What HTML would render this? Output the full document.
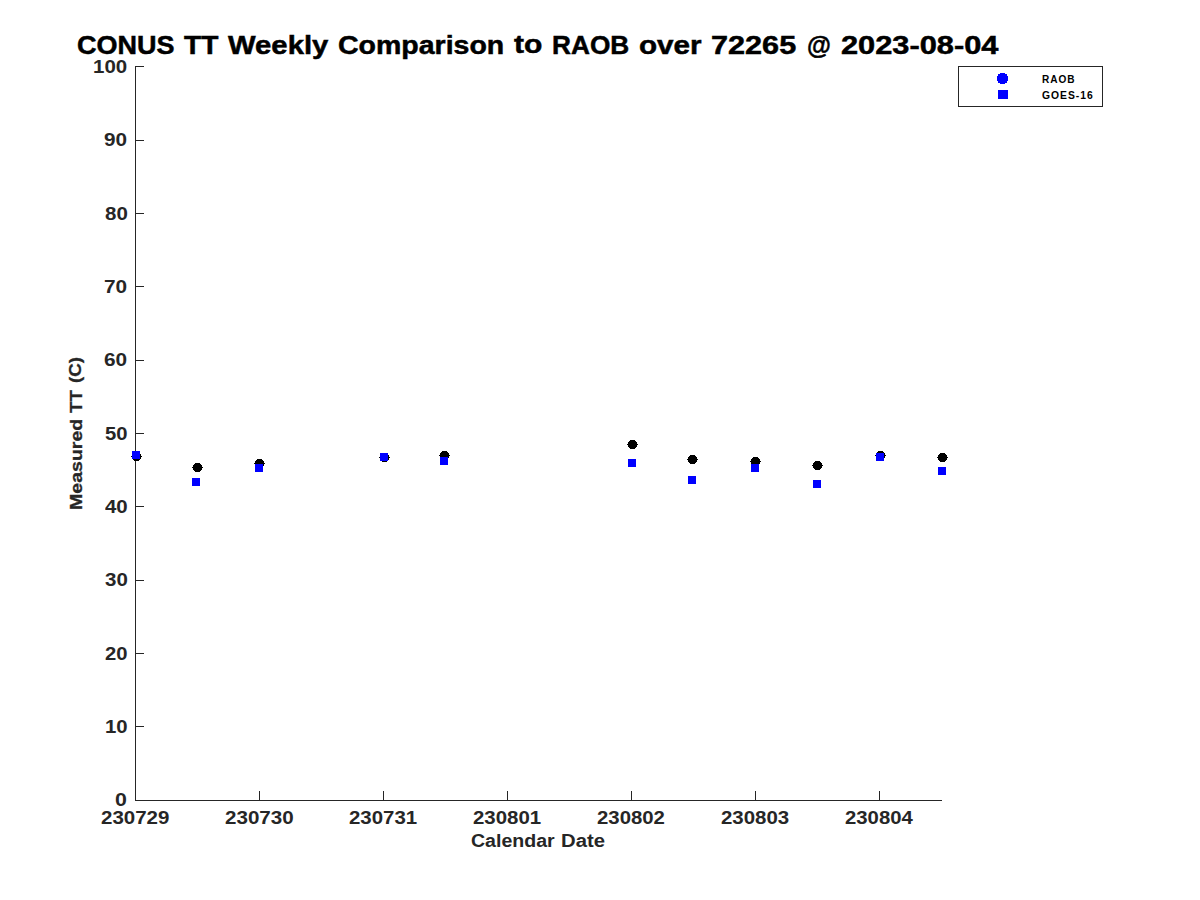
<!DOCTYPE html>
<html><head><meta charset="utf-8"><title>CONUS TT Weekly Comparison</title><style>
html,body{margin:0;padding:0;background:#fff;}
body{width:1200px;height:900px;position:relative;overflow:hidden;}
svg{position:absolute;left:0;top:0;}
.t{position:absolute;font-family:"Liberation Sans", sans-serif;font-weight:bold;white-space:nowrap;line-height:1;transform-origin:0 0;}
</style></head><body>
<svg width="1200" height="900" viewBox="0 0 1200 900" shape-rendering="crispEdges">
<rect x="135" y="66" width="1" height="735" fill="#262626"/>
<rect x="135" y="800" width="807" height="1" fill="#262626"/>
<rect x="135" y="800" width="9" height="1" fill="#262626"/>
<rect x="135" y="726" width="9" height="1" fill="#262626"/>
<rect x="135" y="653" width="9" height="1" fill="#262626"/>
<rect x="135" y="580" width="9" height="1" fill="#262626"/>
<rect x="135" y="506" width="9" height="1" fill="#262626"/>
<rect x="135" y="433" width="9" height="1" fill="#262626"/>
<rect x="135" y="360" width="9" height="1" fill="#262626"/>
<rect x="135" y="286" width="9" height="1" fill="#262626"/>
<rect x="135" y="213" width="9" height="1" fill="#262626"/>
<rect x="135" y="140" width="9" height="1" fill="#262626"/>
<rect x="135" y="66" width="9" height="1" fill="#262626"/>
<rect x="259" y="791" width="1" height="10" fill="#262626"/>
<rect x="383" y="791" width="1" height="10" fill="#262626"/>
<rect x="507" y="791" width="1" height="10" fill="#262626"/>
<rect x="631" y="791" width="1" height="10" fill="#262626"/>
<rect x="755" y="791" width="1" height="10" fill="#262626"/>
<rect x="879" y="791" width="1" height="10" fill="#262626"/>
<rect x="958" y="66" width="145" height="1" fill="#262626"/>
<rect x="958" y="106" width="145" height="1" fill="#262626"/>
<rect x="958" y="66" width="1" height="41" fill="#262626"/>
<rect x="1102" y="66" width="1" height="41" fill="#262626"/>
<path transform="translate(131,452)" d="M3,0H8V1H9V2H10V4H11V5H10V7H9V8H8V9H3V8H2V7H1V5H0V4H1V2H2V1H3Z" fill="#000"/>
<path transform="translate(192,463)" d="M3,0H8V1H9V2H10V4H11V5H10V7H9V8H8V9H3V8H2V7H1V5H0V4H1V2H2V1H3Z" fill="#000"/>
<path transform="translate(254,459)" d="M3,0H8V1H9V2H10V4H11V5H10V7H9V8H8V9H3V8H2V7H1V5H0V4H1V2H2V1H3Z" fill="#000"/>
<path transform="translate(379,453)" d="M3,0H8V1H9V2H10V4H11V5H10V7H9V8H8V9H3V8H2V7H1V5H0V4H1V2H2V1H3Z" fill="#000"/>
<path transform="translate(439,451)" d="M3,0H8V1H9V2H10V4H11V5H10V7H9V8H8V9H3V8H2V7H1V5H0V4H1V2H2V1H3Z" fill="#000"/>
<path transform="translate(627,440)" d="M3,0H8V1H9V2H10V4H11V5H10V7H9V8H8V9H3V8H2V7H1V5H0V4H1V2H2V1H3Z" fill="#000"/>
<path transform="translate(687,455)" d="M3,0H8V1H9V2H10V4H11V5H10V7H9V8H8V9H3V8H2V7H1V5H0V4H1V2H2V1H3Z" fill="#000"/>
<path transform="translate(750,457)" d="M3,0H8V1H9V2H10V4H11V5H10V7H9V8H8V9H3V8H2V7H1V5H0V4H1V2H2V1H3Z" fill="#000"/>
<path transform="translate(812,461)" d="M3,0H8V1H9V2H10V4H11V5H10V7H9V8H8V9H3V8H2V7H1V5H0V4H1V2H2V1H3Z" fill="#000"/>
<path transform="translate(875,451)" d="M3,0H8V1H9V2H10V4H11V5H10V7H9V8H8V9H3V8H2V7H1V5H0V4H1V2H2V1H3Z" fill="#000"/>
<path transform="translate(937,453)" d="M3,0H8V1H9V2H10V4H11V5H10V7H9V8H8V9H3V8H2V7H1V5H0V4H1V2H2V1H3Z" fill="#000"/>
<rect x="132" y="451" width="8" height="8" fill="#0000ff"/>
<rect x="192" y="478" width="8" height="8" fill="#0000ff"/>
<rect x="255" y="464" width="8" height="8" fill="#0000ff"/>
<rect x="380" y="453" width="8" height="8" fill="#0000ff"/>
<rect x="440" y="457" width="8" height="8" fill="#0000ff"/>
<rect x="628" y="459" width="8" height="8" fill="#0000ff"/>
<rect x="688" y="476" width="8" height="8" fill="#0000ff"/>
<rect x="751" y="464" width="8" height="8" fill="#0000ff"/>
<rect x="813" y="480" width="8" height="8" fill="#0000ff"/>
<rect x="876" y="453" width="8" height="8" fill="#0000ff"/>
<rect x="938" y="467" width="8" height="8" fill="#0000ff"/>
<path transform="translate(997,73)" d="M3,0H8V1H10V3H11V8H10V10H8V11H3V10H1V8H0V3H1V1H3Z" fill="#0000ff"/>
<rect x="998" y="90" width="10" height="9" fill="#0000ff"/>
</svg>
<div class="t" style="left:76.54px;top:31.55px;font-size:26.5px;color:#000;-webkit-text-stroke:0.5px #000;transform:scaleX(1.0186)">CONUS</div>
<div class="t" style="left:183.80px;top:31.55px;font-size:26.5px;color:#000;-webkit-text-stroke:0.5px #000;transform:scaleX(1.0620)">TT</div>
<div class="t" style="left:228.08px;top:31.55px;font-size:26.5px;color:#000;-webkit-text-stroke:0.5px #000;transform:scaleX(1.1041)">Weekly</div>
<div class="t" style="left:338.24px;top:31.55px;font-size:26.5px;color:#000;-webkit-text-stroke:0.5px #000;transform:scaleX(1.0754)">Comparison</div>
<div class="t" style="left:514.05px;top:31.42px;font-size:26.5px;color:#000;-webkit-text-stroke:0.5px #000;transform:scaleX(1.1340)">to</div>
<div class="t" style="left:552.31px;top:31.55px;font-size:26.5px;color:#000;-webkit-text-stroke:0.5px #000;transform:scaleX(0.9901)">RAOB</div>
<div class="t" style="left:639.46px;top:31.67px;font-size:26.5px;color:#000;-webkit-text-stroke:0.5px #000;transform:scaleX(1.1182)">over</div>
<div class="t" style="left:711.14px;top:31.55px;font-size:26.5px;color:#000;-webkit-text-stroke:0.5px #000;transform:scaleX(1.1557)">72265</div>
<div class="t" style="left:806.89px;top:32.17px;font-size:26.5px;color:#000;-webkit-text-stroke:0.5px #000;transform:scaleX(0.9247)">@</div>
<div class="t" style="left:841.18px;top:31.55px;font-size:26.5px;color:#000;-webkit-text-stroke:0.5px #000;transform:scaleX(1.1611)">2023-08-04</div>
<div class="t" style="left:115.49px;top:792.20px;font-size:17.6px;color:#262626;transform:scaleX(1.2121)">0</div>
<div class="t" style="left:104.75px;top:719.20px;font-size:17.6px;color:#262626;transform:scaleX(1.1549)">10</div>
<div class="t" style="left:104.82px;top:646.20px;font-size:17.6px;color:#262626;transform:scaleX(1.1507)">20</div>
<div class="t" style="left:104.57px;top:572.20px;font-size:17.6px;color:#262626;transform:scaleX(1.1644)">30</div>
<div class="t" style="left:104.61px;top:499.20px;font-size:17.6px;color:#262626;transform:scaleX(1.1622)">40</div>
<div class="t" style="left:104.82px;top:426.20px;font-size:17.6px;color:#262626;transform:scaleX(1.1507)">50</div>
<div class="t" style="left:104.26px;top:352.20px;font-size:17.6px;color:#262626;transform:scaleX(1.1806)">60</div>
<div class="t" style="left:104.26px;top:279.20px;font-size:17.6px;color:#262626;transform:scaleX(1.1806)">70</div>
<div class="t" style="left:104.57px;top:206.20px;font-size:17.6px;color:#262626;transform:scaleX(1.1644)">80</div>
<div class="t" style="left:104.31px;top:132.20px;font-size:17.6px;color:#262626;transform:scaleX(1.1781)">90</div>
<div class="t" style="left:93.24px;top:59.20px;font-size:17.6px;color:#262626;transform:scaleX(1.1636)">100</div>
<div class="t" style="left:100.72px;top:809.50px;font-size:17.6px;color:#262626;transform:scaleX(1.1652)">230729</div>
<div class="t" style="left:224.59px;top:809.50px;font-size:17.6px;color:#262626;transform:scaleX(1.1696)">230730</div>
<div class="t" style="left:348.72px;top:809.50px;font-size:17.6px;color:#262626;transform:scaleX(1.1602)">230731</div>
<div class="t" style="left:472.72px;top:809.50px;font-size:17.6px;color:#262626;transform:scaleX(1.1602)">230801</div>
<div class="t" style="left:596.97px;top:809.50px;font-size:17.6px;color:#262626;transform:scaleX(1.1565)">230802</div>
<div class="t" style="left:720.84px;top:809.50px;font-size:17.6px;color:#262626;transform:scaleX(1.1609)">230803</div>
<div class="t" style="left:844.60px;top:809.50px;font-size:17.6px;color:#262626;transform:scaleX(1.1545)">230804</div>
<div class="t" style="left:471.29px;top:832.73px;font-size:17.6px;color:#262626;transform:scaleX(1.1111)">Calendar</div>
<div class="t" style="left:560.69px;top:832.60px;font-size:17.6px;color:#262626;transform:scaleX(1.1517)">Date</div>
<div class="t" style="left:1042.02px;top:75.00px;font-size:10.4px;letter-spacing:1.0px;color:#000;transform:scale(0.9690,1.0000)">RAOB</div>
<div class="t" style="left:1042.00px;top:90.75px;font-size:10.4px;letter-spacing:1.0px;color:#000;transform:scale(0.9950,1.0000)">GOES-16</div>
<div style="position:absolute;left:60px;top:519px;width:200px;height:30px;transform-origin:0 0;transform:rotate(-90deg)"><div class="t" style="left:8.85px;top:8.00px;font-size:17.02px;color:#262626;-webkit-text-stroke:0.3px #262626;transform:scaleX(1.1484)">Measured</div><div class="t" style="left:106.25px;top:7.88px;font-size:17.02px;color:#262626;-webkit-text-stroke:0.3px #262626;transform:scaleX(1.1084)">TT</div><div class="t" style="left:135.67px;top:7.25px;font-size:17.02px;color:#262626;-webkit-text-stroke:0.3px #262626;transform:scaleX(1.1011)">(C)</div></div>
</body></html>
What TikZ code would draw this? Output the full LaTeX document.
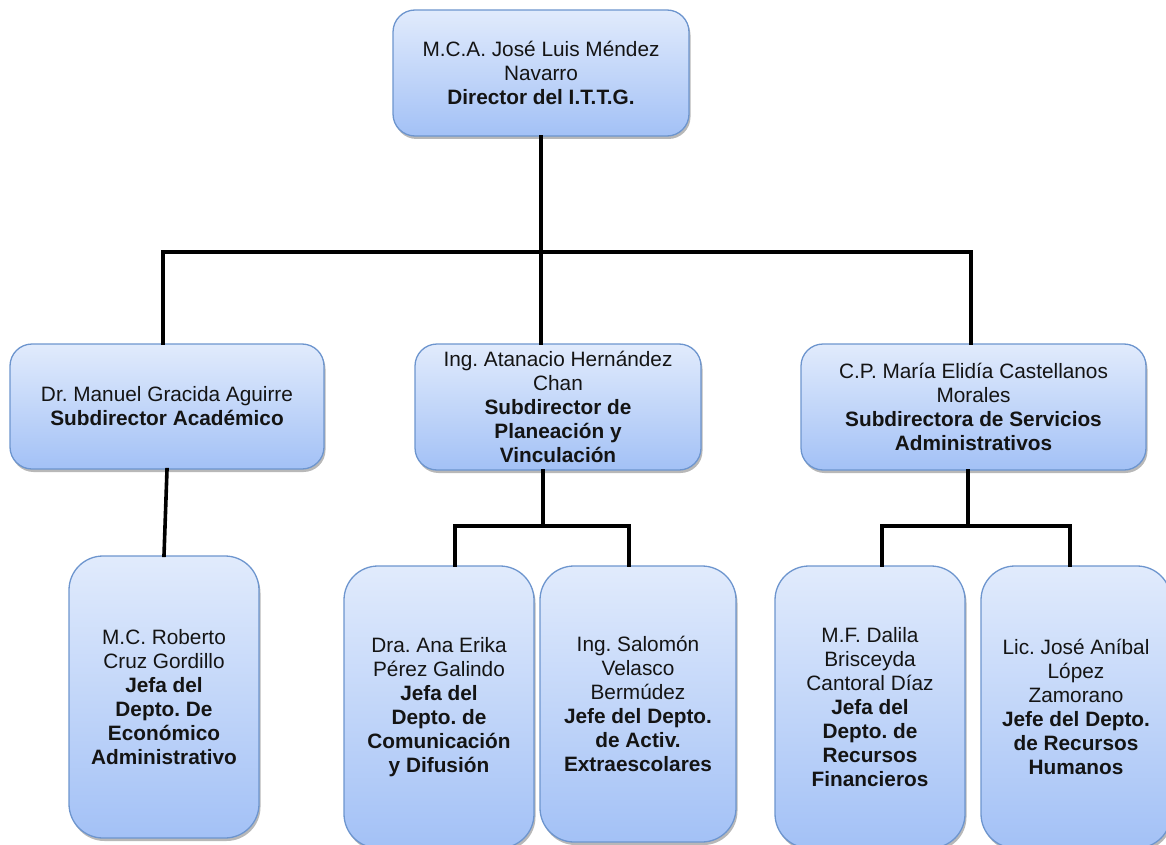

■ Written instruction:
Copy every line that contains the string "document".

■ Output of the exercise:
What HTML would render this? Output the full document.
What TikZ code would draw this? Output the full LaTeX document.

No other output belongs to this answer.